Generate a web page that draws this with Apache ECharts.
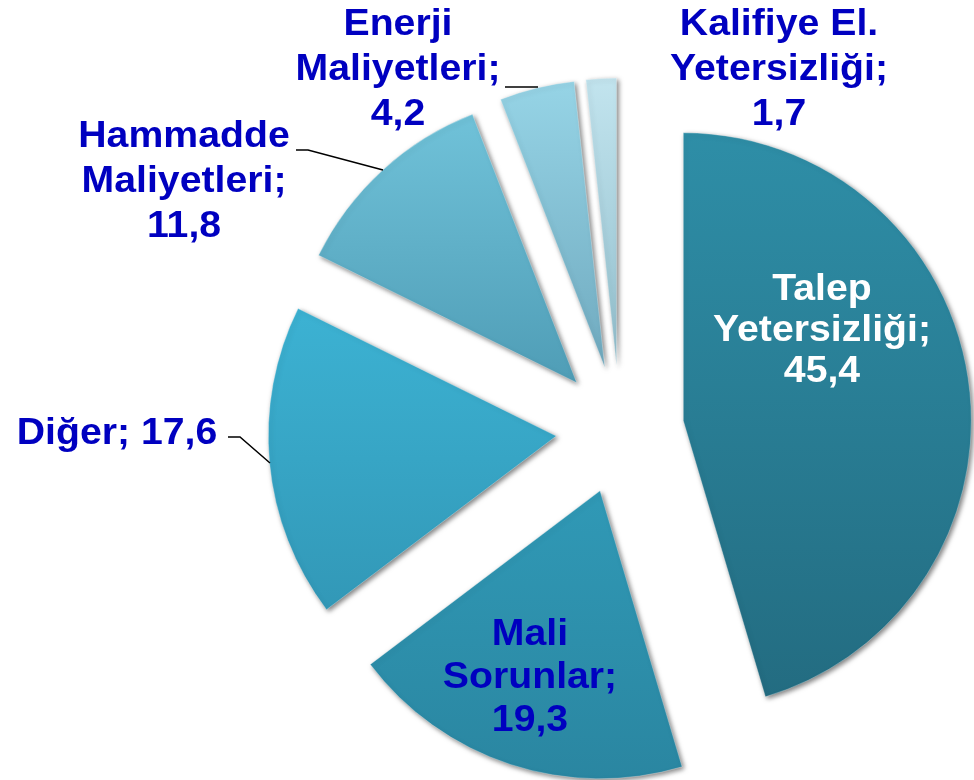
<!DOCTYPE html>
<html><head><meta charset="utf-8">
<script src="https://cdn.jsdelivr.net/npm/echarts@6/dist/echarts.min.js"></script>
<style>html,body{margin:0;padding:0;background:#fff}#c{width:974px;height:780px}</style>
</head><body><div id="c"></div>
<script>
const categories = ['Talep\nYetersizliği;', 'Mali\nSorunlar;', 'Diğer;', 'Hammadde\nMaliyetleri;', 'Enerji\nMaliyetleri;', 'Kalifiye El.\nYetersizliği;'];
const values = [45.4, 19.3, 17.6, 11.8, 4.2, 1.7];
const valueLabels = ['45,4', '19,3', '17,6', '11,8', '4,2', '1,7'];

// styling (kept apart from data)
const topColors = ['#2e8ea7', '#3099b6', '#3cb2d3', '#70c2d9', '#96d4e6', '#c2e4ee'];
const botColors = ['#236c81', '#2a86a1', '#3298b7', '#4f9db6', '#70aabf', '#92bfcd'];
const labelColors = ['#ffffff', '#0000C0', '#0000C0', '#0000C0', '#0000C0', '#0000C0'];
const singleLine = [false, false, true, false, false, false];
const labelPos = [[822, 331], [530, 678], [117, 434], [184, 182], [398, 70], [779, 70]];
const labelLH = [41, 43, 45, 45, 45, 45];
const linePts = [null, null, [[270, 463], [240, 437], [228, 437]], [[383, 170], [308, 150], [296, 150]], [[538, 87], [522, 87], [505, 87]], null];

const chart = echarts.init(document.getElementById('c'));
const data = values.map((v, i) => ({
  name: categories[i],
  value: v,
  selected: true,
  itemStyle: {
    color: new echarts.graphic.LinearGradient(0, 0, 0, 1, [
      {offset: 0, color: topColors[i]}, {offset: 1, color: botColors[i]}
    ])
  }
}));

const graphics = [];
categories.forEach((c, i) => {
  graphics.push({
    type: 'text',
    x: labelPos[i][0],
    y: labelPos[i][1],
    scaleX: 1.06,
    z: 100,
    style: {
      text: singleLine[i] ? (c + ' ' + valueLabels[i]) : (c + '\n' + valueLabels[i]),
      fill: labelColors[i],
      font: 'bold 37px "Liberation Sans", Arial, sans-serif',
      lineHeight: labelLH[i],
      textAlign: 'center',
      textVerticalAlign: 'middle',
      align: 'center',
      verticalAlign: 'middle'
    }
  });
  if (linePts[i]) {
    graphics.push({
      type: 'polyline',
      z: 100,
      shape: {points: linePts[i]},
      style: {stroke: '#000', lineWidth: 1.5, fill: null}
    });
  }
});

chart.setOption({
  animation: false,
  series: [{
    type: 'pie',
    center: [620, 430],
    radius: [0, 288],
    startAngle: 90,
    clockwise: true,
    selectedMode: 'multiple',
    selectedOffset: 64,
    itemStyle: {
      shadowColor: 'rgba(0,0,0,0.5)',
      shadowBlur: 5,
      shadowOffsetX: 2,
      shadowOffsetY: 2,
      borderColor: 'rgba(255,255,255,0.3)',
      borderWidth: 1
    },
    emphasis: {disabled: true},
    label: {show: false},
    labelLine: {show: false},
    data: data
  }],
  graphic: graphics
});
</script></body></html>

· · · · ·

**What the exercise asks:** Reproduce all of the material above word for word. Omit the pictures.

**Full response:**
Generate a web page that draws this with Apache ECharts.
<!DOCTYPE html>
<html><head><meta charset="utf-8">
<script src="https://cdn.jsdelivr.net/npm/echarts@6/dist/echarts.min.js"></script>
<style>html,body{margin:0;padding:0;background:#fff}#c{width:974px;height:780px}</style>
</head><body><div id="c"></div>
<script>
const categories = ['Talep\nYetersizliği;', 'Mali\nSorunlar;', 'Diğer;', 'Hammadde\nMaliyetleri;', 'Enerji\nMaliyetleri;', 'Kalifiye El.\nYetersizliği;'];
const values = [45.4, 19.3, 17.6, 11.8, 4.2, 1.7];
const valueLabels = ['45,4', '19,3', '17,6', '11,8', '4,2', '1,7'];

// styling (kept apart from data)
const topColors = ['#2e8ea7', '#3099b6', '#3cb2d3', '#70c2d9', '#96d4e6', '#c2e4ee'];
const botColors = ['#236c81', '#2a86a1', '#3298b7', '#4f9db6', '#70aabf', '#92bfcd'];
const labelColors = ['#ffffff', '#0000C0', '#0000C0', '#0000C0', '#0000C0', '#0000C0'];
const singleLine = [false, false, true, false, false, false];
const labelPos = [[822, 331], [530, 678], [117, 434], [184, 182], [398, 70], [779, 70]];
const labelLH = [41, 43, 45, 45, 45, 45];
const linePts = [null, null, [[270, 463], [240, 437], [228, 437]], [[383, 170], [308, 150], [296, 150]], [[538, 87], [522, 87], [505, 87]], null];

const chart = echarts.init(document.getElementById('c'));
const data = values.map((v, i) => ({
  name: categories[i],
  value: v,
  selected: true,
  itemStyle: {
    color: new echarts.graphic.LinearGradient(0, 0, 0, 1, [
      {offset: 0, color: topColors[i]}, {offset: 1, color: botColors[i]}
    ])
  }
}));

const graphics = [];
categories.forEach((c, i) => {
  graphics.push({
    type: 'text',
    x: labelPos[i][0],
    y: labelPos[i][1],
    scaleX: 1.06,
    z: 100,
    style: {
      text: singleLine[i] ? (c + ' ' + valueLabels[i]) : (c + '\n' + valueLabels[i]),
      fill: labelColors[i],
      font: 'bold 37px "Liberation Sans", Arial, sans-serif',
      lineHeight: labelLH[i],
      textAlign: 'center',
      textVerticalAlign: 'middle',
      align: 'center',
      verticalAlign: 'middle'
    }
  });
  if (linePts[i]) {
    graphics.push({
      type: 'polyline',
      z: 100,
      shape: {points: linePts[i]},
      style: {stroke: '#000', lineWidth: 1.5, fill: null}
    });
  }
});

chart.setOption({
  animation: false,
  series: [{
    type: 'pie',
    center: [620, 430],
    radius: [0, 288],
    startAngle: 90,
    clockwise: true,
    selectedMode: 'multiple',
    selectedOffset: 64,
    itemStyle: {
      shadowColor: 'rgba(0,0,0,0.5)',
      shadowBlur: 5,
      shadowOffsetX: 2,
      shadowOffsetY: 2,
      borderColor: 'rgba(255,255,255,0.3)',
      borderWidth: 1
    },
    emphasis: {disabled: true},
    label: {show: false},
    labelLine: {show: false},
    data: data
  }],
  graphic: graphics
});
</script></body></html>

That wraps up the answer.